This month a new newspaper is starting in Redlands. It seems an appropriate time to talk about new beginnings.
Our senior years are often referred to as the Third Age. The first age is childhood and youth, that supposedly carefree time learning about ourselves and our world; the second age is adulthood, a time of establishing our career, raising the next generation and more learning; the third age, our senior years, is a time for using our wisdom, retirement and guess what? More learning.
We never stop learning and our senior years can be a time of new beginnings. Retirement from paid work can make way for pursuing new interests and adventures.
Since over 45 per cent of our population in Redlands is of English ancestry, there is some interest here in a new beginning in England in May. Few of us have seen a monarch enthroned. This new monarch is a senior, taking on his most important role when his contemporaries are retiring from the workforce, and bringing with him a well written page of life, unlike his young mother at the time of her coronation.
Closer to us down under is the prospect that our First Nations people are looking towards a new beginning. This year will show a renewed, long overdue focus on their status and, no matter what the outcome of the imminent referendum, the voice will be there.
Already with the lead up, the voices of the First Nations seniors, those who have forced the debate, will not be quelled. New beginnings are afoot.
And our growing number of seniors find new beginnings in retirement. There’s those of us who begin new pursuits we’ve only dreamed of: grey- no-madding around the country in caravans or cruising off to faraway places, developing amazing gardens, volunteering in the community and those who find new beginnings in pursuing unexplored skills and knowledge, and uncovering their creativity.
I can think of three seniors who did not give up on their new beginnings.
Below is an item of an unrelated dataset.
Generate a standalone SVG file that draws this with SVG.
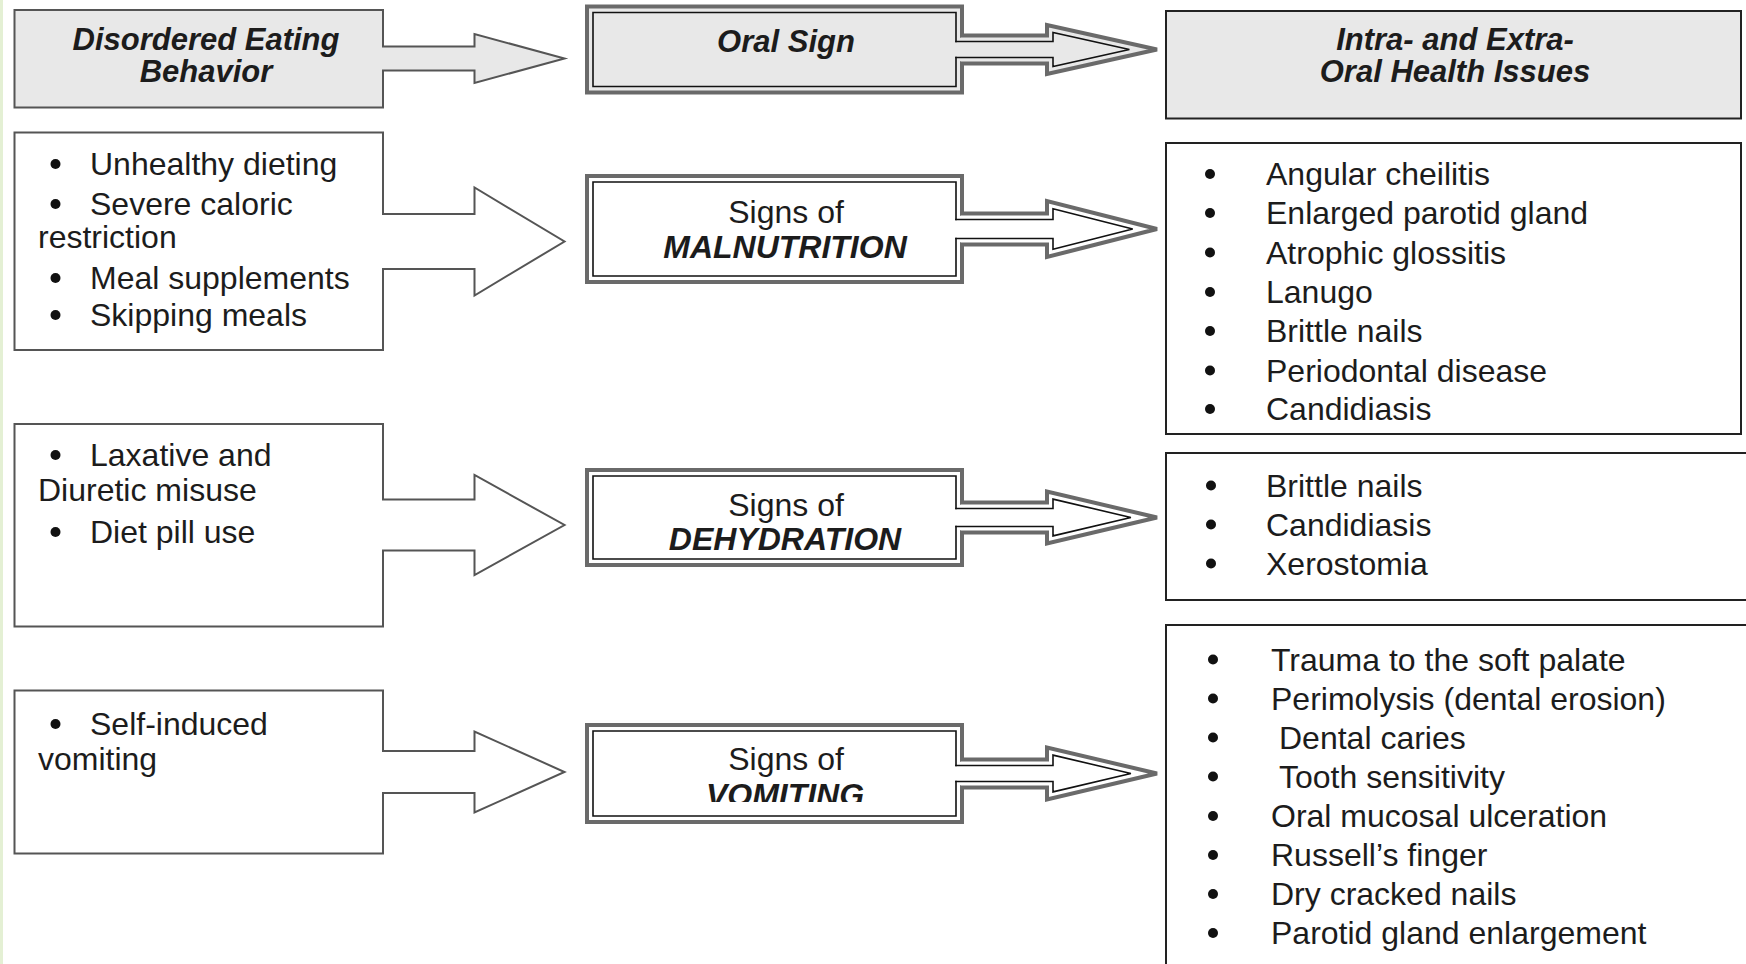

One was a 70-year-old lady with two indulged sons who told her she could never get a driver’s license. She did, just to prove she could, and, seeing this as a new beginning, drove around until her nineties, only ceasing when she finally drove off the planet.
Another very independent lady of 90-plus had her allowable driving range cut back while attending classes. She could no longer legally drive the distance, but did she give in?
Undaunted, she saw a chance for a new beginning where she changed to classes in a different subject closer to home. She continues on her path of learning.
A fellow who retired at 65 discovered a new beginning in writing poetry.
He became one of Australia’s top bush poets and on his death bed in his late eighties was still waxing lyrical.